+++ Information provided +++

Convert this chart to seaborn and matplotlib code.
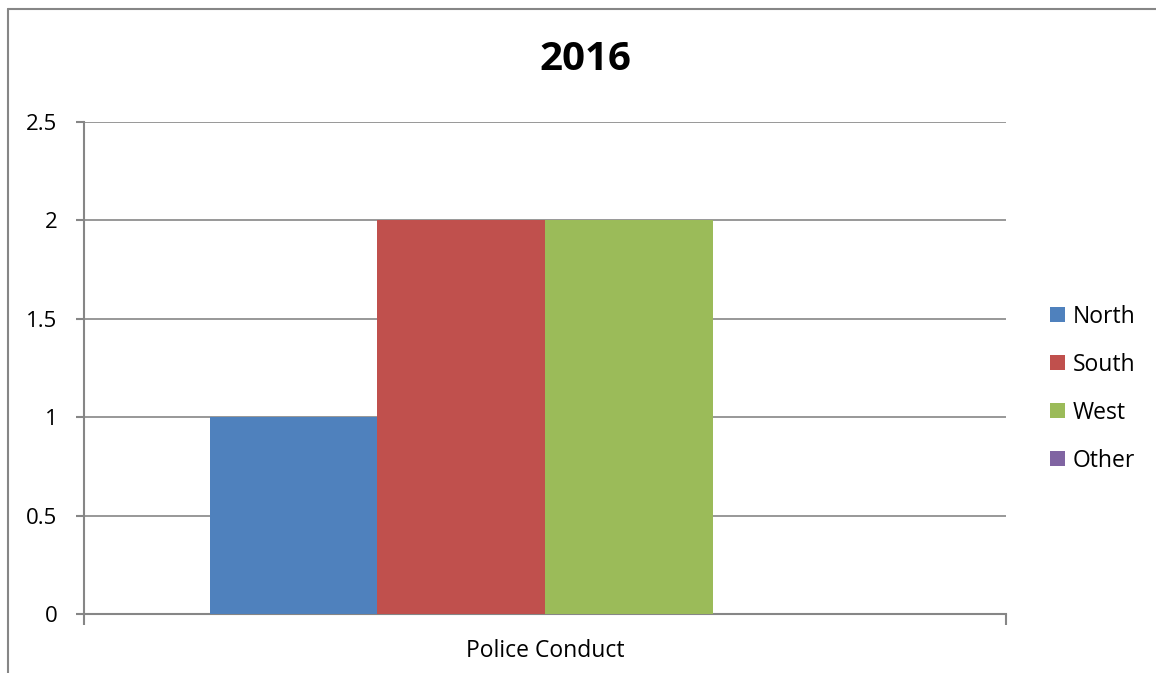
import pandas as pd
import matplotlib
matplotlib.use("Agg")
import matplotlib.pyplot as plt
from matplotlib.lines import Line2D
import seaborn as sns

# data
categories = ["Police Conduct"]
regions = ["North", "South", "West", "Other"]
values = [1, 2, 2, 0]
colors = ["#4F81BD", "#C0504D", "#9BBB59", "#8064A2"]

df = pd.DataFrame({
    "category": categories * len(regions),
    "region": regions,
    "value": values,
})

sns.set_style("white")
plt.rcParams["font.family"] = ["Open Sans", "DejaVu Sans"]
plt.rcParams["text.color"] = "black"
plt.rcParams["xtick.color"] = "black"
plt.rcParams["ytick.color"] = "black"

fig = plt.figure(figsize=(11.56, 6.73), dpi=100)
ax = fig.add_axes([84 / 1156, 1 - 614 / 673, (1006 - 84) / 1156, (614 - 122) / 673])

sns.barplot(data=df, x="category", y="value", hue="region", hue_order=regions,
            palette=colors, width=0.727, saturation=1, linewidth=0, ax=ax, zorder=3)

grid_c = "#868686"
ax.set_ylim(0, 2.5)
ax.set_xlim(-0.5, 0.5)
ax.set_yticks([0, 0.5, 1, 1.5, 2, 2.5])
ax.set_yticklabels(["0", "0.5", "1", "1.5", "2", "2.5"])
ax.yaxis.grid(True, color=grid_c, linewidth=1.2)
ax.set_axisbelow(True)
ax.set_xlabel("")
ax.set_ylabel("")

# x ticks only at the category edges, label centred
ax.set_xticks([-0.5, 0.5])
ax.set_xticklabels(["", ""])
ax.set_xticks([0], minor=True)
ax.set_xticklabels(categories, minor=True)
ax.tick_params(axis="x", which="minor", bottom=True, length=0, pad=18, labelsize=16.5)
ax.tick_params(axis="x", which="major", bottom=True, length=8, width=1.5, color=grid_c,
               direction="out")
ax.tick_params(axis="y", left=True, length=6, width=1.5, color=grid_c, direction="out",
               labelsize=16, pad=13)

for s in ["top", "right"]:
    ax.spines[s].set_visible(False)
for s in ["left", "bottom"]:
    ax.spines[s].set_color(grid_c)
    ax.spines[s].set_linewidth(1.5)

ax.legend(loc="center left", bbox_to_anchor=(1.025, 0.458), frameon=False,
          fontsize=16.5, handlelength=0.65, handleheight=0.65, handletextpad=0.35,
          labelspacing=1.05)

fig.text(0.506, 0.911, "2016", ha="center", va="center", fontsize=29, fontweight="bold")

# chart area border (top and left edges visible)
fig.add_artist(Line2D([8 / 1156, 1.01], [1 - 9 / 673, 1 - 9 / 673], color=grid_c, linewidth=1.5,
                      transform=fig.transFigure))
fig.add_artist(Line2D([8 / 1156, 8 / 1156], [-0.01, 1 - 9 / 673], color=grid_c, linewidth=1.5,
                      transform=fig.transFigure))

fig.savefig("out.png", dpi=100, facecolor="white")
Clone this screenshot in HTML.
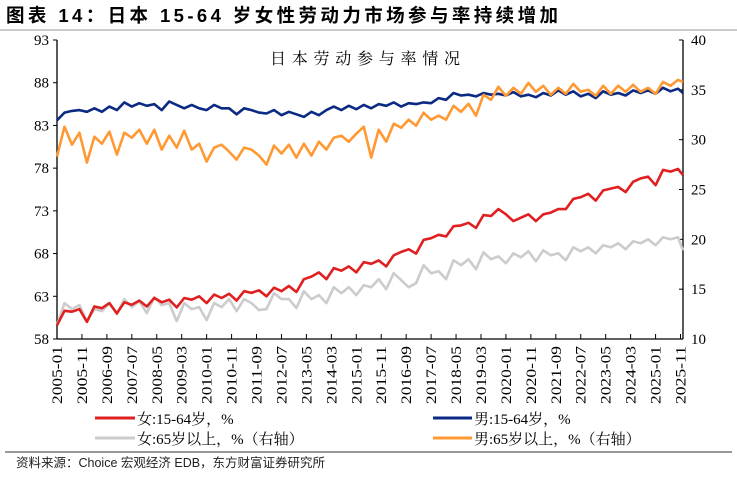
<!DOCTYPE html>
<html><head><meta charset="utf-8">
<style>
body{margin:0;background:#fff;width:737px;height:473px;overflow:hidden;font-family:"Liberation Sans","Noto Sans CJK SC",sans-serif}
svg text{font-family:"Liberation Serif","Noto Serif CJK SC",serif}
</style></head><body>
<svg id="chart" width="737" height="473" xmlns="http://www.w3.org/2000/svg">
<text x="6" y="22" font-size="18.5" font-weight="bold" textLength="552" lengthAdjust="spacing" style="font-family:'Liberation Sans','Noto Sans CJK SC',sans-serif">图表 14：日本 15-64 岁女性劳动力市场参与率持续增加</text>
<line x1="0" y1="30" x2="737" y2="30" stroke="#999" stroke-width="1"/>
<text x="270" y="64" font-size="16" textLength="190" lengthAdjust="spacing" style="font-family:'Noto Serif CJK SC',serif">日本劳动参与率情况</text>
<g id="axes"></g>
<g id="series"></g>
<g>
<line x1="95" y1="418" x2="135" y2="418" stroke="#e02020" stroke-width="3"/>
<text x="137" y="424" font-size="15">女:15-64岁，%</text>
<line x1="433" y1="418" x2="472" y2="418" stroke="#0b2a83" stroke-width="3"/>
<text x="474" y="424" font-size="15">男:15-64岁，%</text>
<line x1="95" y1="438" x2="135" y2="438" stroke="#cccccc" stroke-width="3"/>
<text x="137" y="444" font-size="15">女:65岁以上，%（右轴）</text>
<line x1="433" y1="438" x2="472" y2="438" stroke="#ff9933" stroke-width="3"/>
<text x="474" y="444" font-size="15">男:65岁以上，%（右轴）</text>
</g>
<line x1="5" y1="452" x2="732" y2="452" stroke="#333" stroke-width="1"/>
<text x="16" y="467" font-size="12.5" fill="#222" style="font-family:'Liberation Sans','Noto Sans CJK SC',sans-serif">资料来源：Choice 宏观经济 EDB，东方财富证券研究所</text>
</svg>
<script>
const leftTicks=[58,63,68,73,78,83,88,93];
const rightTicks=[10,15,20,25,30,35,40];
const xTickLabels=["2005-01","2005-11","2006-09","2007-07","2008-05","2009-03","2010-01","2010-11","2011-09","2012-07","2013-05","2014-03","2015-01","2015-11","2016-09","2017-07","2018-05","2019-03","2020-01","2020-11","2021-09","2022-07","2023-05","2024-03","2025-01","2025-11"];
const female1564=[59.6,61.3,61.2,61.5,60.0,61.8,61.6,62.2,61.0,62.3,62.0,62.5,61.8,62.8,62.3,62.6,61.7,62.8,62.6,63.0,62.2,63.2,62.8,63.3,62.5,63.6,63.4,63.7,63.0,64.0,63.6,64.2,63.5,65.0,65.3,65.8,65.0,66.3,66.0,66.5,65.8,67.0,66.8,67.2,66.5,67.8,68.2,68.5,68.0,69.6,69.8,70.2,70.0,71.2,71.3,71.6,71.0,72.5,72.4,73.2,72.6,71.8,72.2,72.6,71.8,72.6,72.8,73.2,73.2,74.4,74.6,75.0,74.2,75.4,75.6,75.8,75.2,76.4,76.8,77.0,76.0,77.8,77.6,77.9,77.2];
const male1564=[83.6,84.5,84.7,84.8,84.6,85.0,84.6,85.2,84.8,85.7,85.2,85.6,85.3,85.5,84.8,85.8,85.4,85.0,85.4,85.0,84.8,85.4,85.0,85.0,84.3,85.0,84.8,84.5,84.4,84.8,84.2,84.6,84.3,84.0,84.6,84.2,84.8,85.2,84.8,85.3,84.9,85.4,85.0,85.5,85.3,85.7,85.2,85.6,85.5,85.7,85.6,86.2,86.0,86.8,86.5,86.6,86.4,86.8,86.6,86.7,86.5,86.9,86.4,86.6,86.3,86.8,86.5,87.1,86.6,87.0,86.4,86.7,86.2,87.0,86.6,86.8,86.5,87.1,86.8,87.1,86.7,87.4,87.0,87.3,86.8];
const female65=[11.4,13.6,13.0,13.4,11.8,13.0,12.8,13.6,12.5,14.0,13.2,13.8,12.6,14.2,13.4,13.6,11.8,13.6,13.0,13.2,11.9,13.6,13.2,14.0,12.8,14.0,13.6,12.9,13.0,14.6,14.0,14.0,13.1,14.8,14.0,14.4,13.6,15.2,14.6,15.2,14.4,15.4,15.2,16.0,15.0,16.6,15.9,15.2,15.6,17.4,16.6,16.8,16.0,17.9,17.4,18.0,17.0,18.7,18.0,18.3,17.6,18.6,18.2,18.8,17.8,18.9,18.4,18.6,17.9,19.2,18.8,19.2,18.6,19.4,19.2,19.6,19.0,19.8,19.6,20.0,19.4,20.2,20.0,20.2,18.9];
const male65=[28.3,31.3,29.5,30.7,27.7,30.3,29.6,30.8,28.5,30.7,30.2,31.0,29.6,31.0,29.0,30.4,29.2,30.9,29.0,29.6,27.8,29.2,29.5,28.8,28.0,29.2,29.0,28.4,27.5,29.4,28.6,29.5,28.2,29.6,28.4,29.8,29.0,30.2,30.4,29.8,30.6,31.3,28.2,31.0,29.8,31.6,31.2,32.0,31.4,32.7,32.0,32.4,32.0,33.4,32.8,33.6,32.4,34.5,34.0,35.3,34.4,35.2,34.6,35.7,34.8,35.4,34.5,35.2,34.6,35.6,34.8,35.0,34.4,35.4,34.6,35.4,34.8,35.5,34.8,35.2,34.6,35.8,35.4,36.0,35.8];

const X0=57,X1=683,Y0=339,Y1=40,NM=251;
const xS=m=>X0+(X1-X0)*m/NM;
const yL=v=>Y0-(v-58)/(93-58)*(Y0-Y1);
const yR=v=>Y0-(v-10)/(40-10)*(Y0-Y1);
const NS="http://www.w3.org/2000/svg";
const axes=document.getElementById('axes'),ser=document.getElementById('series');
function mk(tag,attrs,parent){const e=document.createElementNS(NS,tag);for(const k in attrs)e.setAttribute(k,attrs[k]);parent.appendChild(e);return e;}
let a=mk('line',{x1:X0,y1:Y1,x2:X0,y2:Y0,stroke:'#000','stroke-width':1.3},axes);


a=mk('line',{x1:X1,y1:Y1,x2:X1,y2:Y0,stroke:'#000','stroke-width':1.3},axes);


a=mk('line',{x1:X0,y1:Y0,x2:X1,y2:Y0,stroke:'#000','stroke-width':1.3},axes);


leftTicks.forEach(v=>{const y=yL(v);mk('line',{x1:X0-4,y1:y,x2:X0,y2:y,stroke:'#000'},axes);
const t=mk('text',{x:X0-8,y:y+5,'font-size':15,'text-anchor':'end'},axes);t.textContent=v;

});
rightTicks.forEach(v=>{const y=yR(v);mk('line',{x1:X1-4,y1:y,x2:X1,y2:y,stroke:'#000'},axes);
const t=mk('text',{x:X1+8,y:y+5,'font-size':15},axes);t.textContent=v;

});
xTickLabels.forEach((lab,i)=>{const x=xS(i*10);mk('line',{x1:x,y1:Y0-5,x2:x,y2:Y0,stroke:'#000'},axes);
const t=mk('text',{x:0,y:0,'font-size':15,'text-anchor':'end',textLength:58,lengthAdjust:'spacingAndGlyphs',transform:`translate(${x+5},${Y0+7}) rotate(-90)`},axes);t.textContent=lab;

});
function line(data,ys,color,name){const pts=data.map((v,q)=>xS(Math.min(q*3,NM)).toFixed(1)+','+ys(v).toFixed(1)).join(' ');
const p=mk('polyline',{points:pts,fill:'none',stroke:color,'stroke-width':2.6,'stroke-linejoin':'round'},ser);

}
line(female65,yR,'#cccccc','series-female-65');
line(female1564,yL,'#e02020','series-female-15-64');
line(male1564,yL,'#0b2a83','series-male-15-64');
line(male65,yR,'#ff9933','series-male-65');
</script>
</body></html>
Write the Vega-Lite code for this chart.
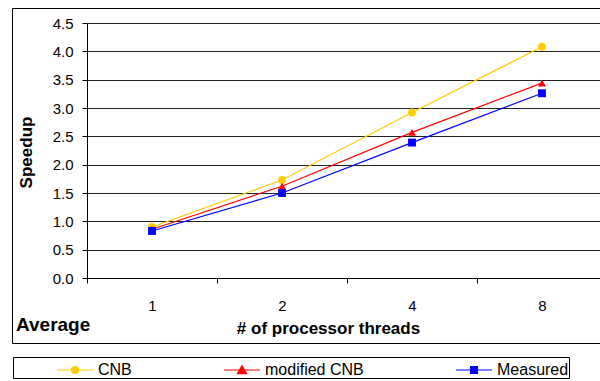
{
  "$schema": "https://vega.github.io/schema/vega-lite/v6.json",
  "width": 588,
  "height": 335,
  "autosize": {"type": "none"},
  "padding": {"left": 12, "top": 8, "right": 0, "bottom": 38},
  "background": "white",
  "title": {"text": "Average", "orient": "bottom", "anchor": "start", "frame": "group", "font": "Liberation Sans", "fontSize": 19, "fontWeight": "bold", "color": "black", "dx": 4, "offset": -63},
  "config": {
    "view": {"stroke": "black", "strokeWidth": 1},
    "font": "Liberation Sans",
    "legend": {
      "orient": "none", "legendX": 1, "legendY": 349, "direction": "horizontal",
      "strokeColor": "black", "padding": 0,
      "symbolSize": 576, "symbolStrokeWidth": 1.2, "symbolOffset": 6, "symbolOpacity": 1,
      "labelOffset": 10, "labelFont": "Liberation Sans", "labelFontSize": 16, "labelColor": "black",
      "columnPadding": 89, "titleOrient": "left", "titlePadding": 43, "titleFontSize": 16
    }
  },
  "data": {"values": [
    {"series": "CNB", "threads": "1", "speedup": 0.90},
    {"series": "CNB", "threads": "2", "speedup": 1.73},
    {"series": "CNB", "threads": "4", "speedup": 2.92},
    {"series": "CNB", "threads": "8", "speedup": 4.08},
    {"series": "modified CNB", "threads": "1", "speedup": 0.86},
    {"series": "modified CNB", "threads": "2", "speedup": 1.62},
    {"series": "modified CNB", "threads": "4", "speedup": 2.57},
    {"series": "modified CNB", "threads": "8", "speedup": 3.44},
    {"series": "Measured", "threads": "1", "speedup": 0.83},
    {"series": "Measured", "threads": "2", "speedup": 1.50},
    {"series": "Measured", "threads": "4", "speedup": 2.39},
    {"series": "Measured", "threads": "8", "speedup": 3.26}
  ]},
  "encoding": {
    "x": {
      "field": "threads", "type": "ordinal",
      "scale": {"type": "band", "domain": ["1", "2", "4", "8"], "range": [75, 595], "paddingInner": 0, "paddingOuter": 0},
      "axis": {
        "title": "# of processor threads", "titleFont": "Liberation Sans", "titleFontSize": 17, "titleFontWeight": "bold", "titleColor": "black",
        "titleX": 316, "titleY": 50, "titleBaseline": "middle", "titleAlign": "center",
        "labelAngle": 0, "labelFontSize": 15, "labelColor": "black", "labelPadding": 15, "labelBaseline": "top",
        "tickSize": 5, "tickColor": "black", "domainColor": "black", "tickBand": "extent", "grid": false, "offset": -65
      }
    },
    "y": {
      "field": "speedup", "type": "quantitative",
      "scale": {"domain": [0, 4.5], "range": [270, 15], "nice": false},
      "axis": {
        "title": "Speedup", "titleFont": "Liberation Sans", "titleFontSize": 17, "titleFontWeight": "bold", "titleColor": "black",
        "titleX": -61, "titleY": 144, "titleBaseline": "middle", "titleAlign": "center",
        "values": [0, 0.5, 1, 1.5, 2, 2.5, 3, 3.5, 4, 4.5], "format": ".1f",
        "labelFontSize": 15, "labelColor": "black", "labelPadding": 9,
        "tickSize": 5, "tickColor": "black", "domainColor": "black",
        "grid": true, "gridColor": "#222", "offset": -75
      }
    }
  },
  "layer": [
    {
      "mark": {"type": "line", "strokeWidth": 1.2},
      "encoding": {
        "color": {"field": "series", "type": "nominal", "scale": {"domain": ["CNB", "modified CNB", "Measured"], "range": ["#FFCC00", "#FF0000", "#0000FF"]}, "legend": null}
      }
    },
    {
      "mark": {"type": "point", "filled": true, "size": 62, "opacity": 1},
      "encoding": {
        "color": {"field": "series", "type": "nominal", "scale": {"domain": ["CNB", "modified CNB", "Measured"], "range": ["#FFCC00", "#FF0000", "#0000FF"]}, "legend": null},
        "shape": {"field": "series", "type": "nominal", "scale": {"domain": ["CNB", "modified CNB", "Measured"], "range": ["circle", "triangle-up", "square"]}, "legend": null}
      }
    },
    {
      "transform": [{"filter": "false"}],
      "mark": {"type": "point", "filled": true, "opacity": 1},
      "encoding": {
        "fill": {"field": "series", "type": "nominal", "title": "\u00a0", "scale": {"domain": ["CNB", "modified CNB", "Measured"], "range": ["#FFCC00", "#FF0000", "#0000FF"]}},
        "stroke": {"field": "series", "type": "nominal", "title": "\u00a0", "scale": {"domain": ["CNB", "modified CNB", "Measured"], "range": ["#FFCC00", "#FF0000", "#0000FF"]}},
        "shape": {"field": "series", "type": "nominal", "title": "\u00a0", "scale": {"domain": ["CNB", "modified CNB", "Measured"], "range": [
          "M-1.5,0H1.5M-0.29,0A0.29,0.29,0,1,0,0.29,0A0.29,0.29,0,1,0,-0.29,0Z",
          "M-1.5,0H1.5M0,-0.36L0.38,0.3L-0.38,0.3Z",
          "M-1.5,0H1.5M-0.29,-0.29H0.29V0.29H-0.29Z"
        ]}}
      }
    }
  ],
  "resolve": {"scale": {"shape": "independent", "fill": "independent", "stroke": "independent"}}
}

+++

Required work.
Emit the lines of the material exactly, from its first line to the line containing "import seaborn as sns", inclusive; leave every picture out.

Expected answer.
Convert this chart to seaborn and matplotlib code.
import pandas as pd
import matplotlib
matplotlib.use("Agg")
import matplotlib.pyplot as plt
from matplotlib.lines import Line2D
import seaborn as sns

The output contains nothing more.